### [Collected material]
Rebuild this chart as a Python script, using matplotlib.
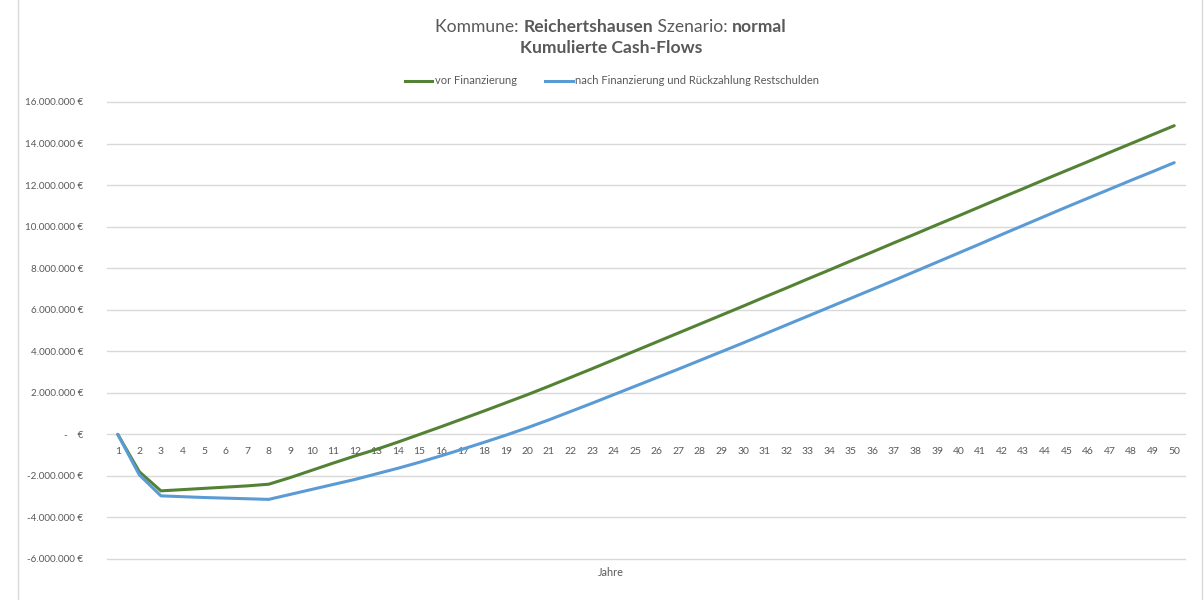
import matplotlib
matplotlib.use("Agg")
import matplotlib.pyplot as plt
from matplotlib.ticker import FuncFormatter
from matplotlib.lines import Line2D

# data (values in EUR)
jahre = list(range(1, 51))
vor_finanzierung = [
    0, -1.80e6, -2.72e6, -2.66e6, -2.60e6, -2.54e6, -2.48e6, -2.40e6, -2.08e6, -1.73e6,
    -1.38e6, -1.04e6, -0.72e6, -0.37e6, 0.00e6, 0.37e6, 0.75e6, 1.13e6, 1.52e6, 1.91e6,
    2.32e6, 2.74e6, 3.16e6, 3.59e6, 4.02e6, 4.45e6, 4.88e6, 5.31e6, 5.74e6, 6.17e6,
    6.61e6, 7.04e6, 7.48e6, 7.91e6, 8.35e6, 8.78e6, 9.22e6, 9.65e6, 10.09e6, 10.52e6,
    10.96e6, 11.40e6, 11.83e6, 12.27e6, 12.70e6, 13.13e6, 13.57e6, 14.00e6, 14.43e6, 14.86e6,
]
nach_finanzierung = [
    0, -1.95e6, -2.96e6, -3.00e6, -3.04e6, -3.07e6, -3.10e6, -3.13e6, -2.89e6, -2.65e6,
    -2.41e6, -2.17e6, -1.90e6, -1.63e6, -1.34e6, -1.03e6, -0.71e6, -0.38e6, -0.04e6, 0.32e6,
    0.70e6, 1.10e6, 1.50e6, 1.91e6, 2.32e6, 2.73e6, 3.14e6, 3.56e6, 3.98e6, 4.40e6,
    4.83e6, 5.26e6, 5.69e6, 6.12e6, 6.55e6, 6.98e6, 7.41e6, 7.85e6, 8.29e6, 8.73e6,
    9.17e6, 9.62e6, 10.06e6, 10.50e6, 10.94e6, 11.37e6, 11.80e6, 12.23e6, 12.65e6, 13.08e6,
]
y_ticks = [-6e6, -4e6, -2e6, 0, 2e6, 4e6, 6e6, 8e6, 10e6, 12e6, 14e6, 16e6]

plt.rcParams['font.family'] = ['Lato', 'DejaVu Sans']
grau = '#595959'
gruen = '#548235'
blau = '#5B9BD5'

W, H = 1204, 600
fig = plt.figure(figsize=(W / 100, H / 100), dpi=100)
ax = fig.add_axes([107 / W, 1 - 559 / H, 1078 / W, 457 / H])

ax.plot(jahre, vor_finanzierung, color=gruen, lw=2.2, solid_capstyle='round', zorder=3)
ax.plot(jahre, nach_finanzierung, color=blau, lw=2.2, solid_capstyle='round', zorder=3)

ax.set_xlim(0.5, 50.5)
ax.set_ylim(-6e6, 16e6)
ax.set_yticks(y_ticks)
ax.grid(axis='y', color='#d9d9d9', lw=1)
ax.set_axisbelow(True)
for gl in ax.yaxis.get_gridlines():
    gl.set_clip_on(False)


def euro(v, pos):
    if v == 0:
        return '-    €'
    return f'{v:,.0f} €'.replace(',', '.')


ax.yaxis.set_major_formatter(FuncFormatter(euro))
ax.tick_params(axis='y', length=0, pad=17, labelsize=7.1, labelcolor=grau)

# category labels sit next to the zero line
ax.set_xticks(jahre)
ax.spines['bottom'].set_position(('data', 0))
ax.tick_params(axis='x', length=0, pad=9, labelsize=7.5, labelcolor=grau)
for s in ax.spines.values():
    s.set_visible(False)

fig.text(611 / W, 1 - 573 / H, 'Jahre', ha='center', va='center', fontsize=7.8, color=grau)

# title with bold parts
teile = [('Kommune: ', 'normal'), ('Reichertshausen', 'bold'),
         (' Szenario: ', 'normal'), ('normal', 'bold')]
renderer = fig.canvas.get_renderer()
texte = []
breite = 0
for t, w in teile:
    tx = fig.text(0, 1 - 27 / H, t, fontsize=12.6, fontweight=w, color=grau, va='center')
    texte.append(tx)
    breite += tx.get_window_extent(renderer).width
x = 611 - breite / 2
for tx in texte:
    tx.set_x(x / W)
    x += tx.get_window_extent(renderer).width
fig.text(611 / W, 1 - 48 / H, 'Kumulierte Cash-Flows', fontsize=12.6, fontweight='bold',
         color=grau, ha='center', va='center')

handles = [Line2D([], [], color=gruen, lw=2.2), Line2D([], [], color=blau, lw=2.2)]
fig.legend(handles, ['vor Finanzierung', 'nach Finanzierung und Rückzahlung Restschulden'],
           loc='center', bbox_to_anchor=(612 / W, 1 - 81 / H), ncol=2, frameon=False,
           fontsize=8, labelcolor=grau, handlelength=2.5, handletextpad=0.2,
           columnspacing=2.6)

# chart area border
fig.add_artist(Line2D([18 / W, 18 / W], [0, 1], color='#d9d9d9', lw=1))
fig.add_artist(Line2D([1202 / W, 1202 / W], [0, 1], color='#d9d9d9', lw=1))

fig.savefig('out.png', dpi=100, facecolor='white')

### [What the task asks]
Return exactly what appears from the opening line of the material through the line with "pad=17, labelsize=7.1, labelcolor=grau)", apart from the pictures.

### [Full output]
Rebuild this chart as a Python script, using matplotlib.
import matplotlib
matplotlib.use("Agg")
import matplotlib.pyplot as plt
from matplotlib.ticker import FuncFormatter
from matplotlib.lines import Line2D

# data (values in EUR)
jahre = list(range(1, 51))
vor_finanzierung = [
    0, -1.80e6, -2.72e6, -2.66e6, -2.60e6, -2.54e6, -2.48e6, -2.40e6, -2.08e6, -1.73e6,
    -1.38e6, -1.04e6, -0.72e6, -0.37e6, 0.00e6, 0.37e6, 0.75e6, 1.13e6, 1.52e6, 1.91e6,
    2.32e6, 2.74e6, 3.16e6, 3.59e6, 4.02e6, 4.45e6, 4.88e6, 5.31e6, 5.74e6, 6.17e6,
    6.61e6, 7.04e6, 7.48e6, 7.91e6, 8.35e6, 8.78e6, 9.22e6, 9.65e6, 10.09e6, 10.52e6,
    10.96e6, 11.40e6, 11.83e6, 12.27e6, 12.70e6, 13.13e6, 13.57e6, 14.00e6, 14.43e6, 14.86e6,
]
nach_finanzierung = [
    0, -1.95e6, -2.96e6, -3.00e6, -3.04e6, -3.07e6, -3.10e6, -3.13e6, -2.89e6, -2.65e6,
    -2.41e6, -2.17e6, -1.90e6, -1.63e6, -1.34e6, -1.03e6, -0.71e6, -0.38e6, -0.04e6, 0.32e6,
    0.70e6, 1.10e6, 1.50e6, 1.91e6, 2.32e6, 2.73e6, 3.14e6, 3.56e6, 3.98e6, 4.40e6,
    4.83e6, 5.26e6, 5.69e6, 6.12e6, 6.55e6, 6.98e6, 7.41e6, 7.85e6, 8.29e6, 8.73e6,
    9.17e6, 9.62e6, 10.06e6, 10.50e6, 10.94e6, 11.37e6, 11.80e6, 12.23e6, 12.65e6, 13.08e6,
]
y_ticks = [-6e6, -4e6, -2e6, 0, 2e6, 4e6, 6e6, 8e6, 10e6, 12e6, 14e6, 16e6]

plt.rcParams['font.family'] = ['Lato', 'DejaVu Sans']
grau = '#595959'
gruen = '#548235'
blau = '#5B9BD5'

W, H = 1204, 600
fig = plt.figure(figsize=(W / 100, H / 100), dpi=100)
ax = fig.add_axes([107 / W, 1 - 559 / H, 1078 / W, 457 / H])

ax.plot(jahre, vor_finanzierung, color=gruen, lw=2.2, solid_capstyle='round', zorder=3)
ax.plot(jahre, nach_finanzierung, color=blau, lw=2.2, solid_capstyle='round', zorder=3)

ax.set_xlim(0.5, 50.5)
ax.set_ylim(-6e6, 16e6)
ax.set_yticks(y_ticks)
ax.grid(axis='y', color='#d9d9d9', lw=1)
ax.set_axisbelow(True)
for gl in ax.yaxis.get_gridlines():
    gl.set_clip_on(False)


def euro(v, pos):
    if v == 0:
        return '-    €'
    return f'{v:,.0f} €'.replace(',', '.')


ax.yaxis.set_major_formatter(FuncFormatter(euro))
ax.tick_params(axis='y', length=0, pad=17, labelsize=7.1, labelcolor=grau)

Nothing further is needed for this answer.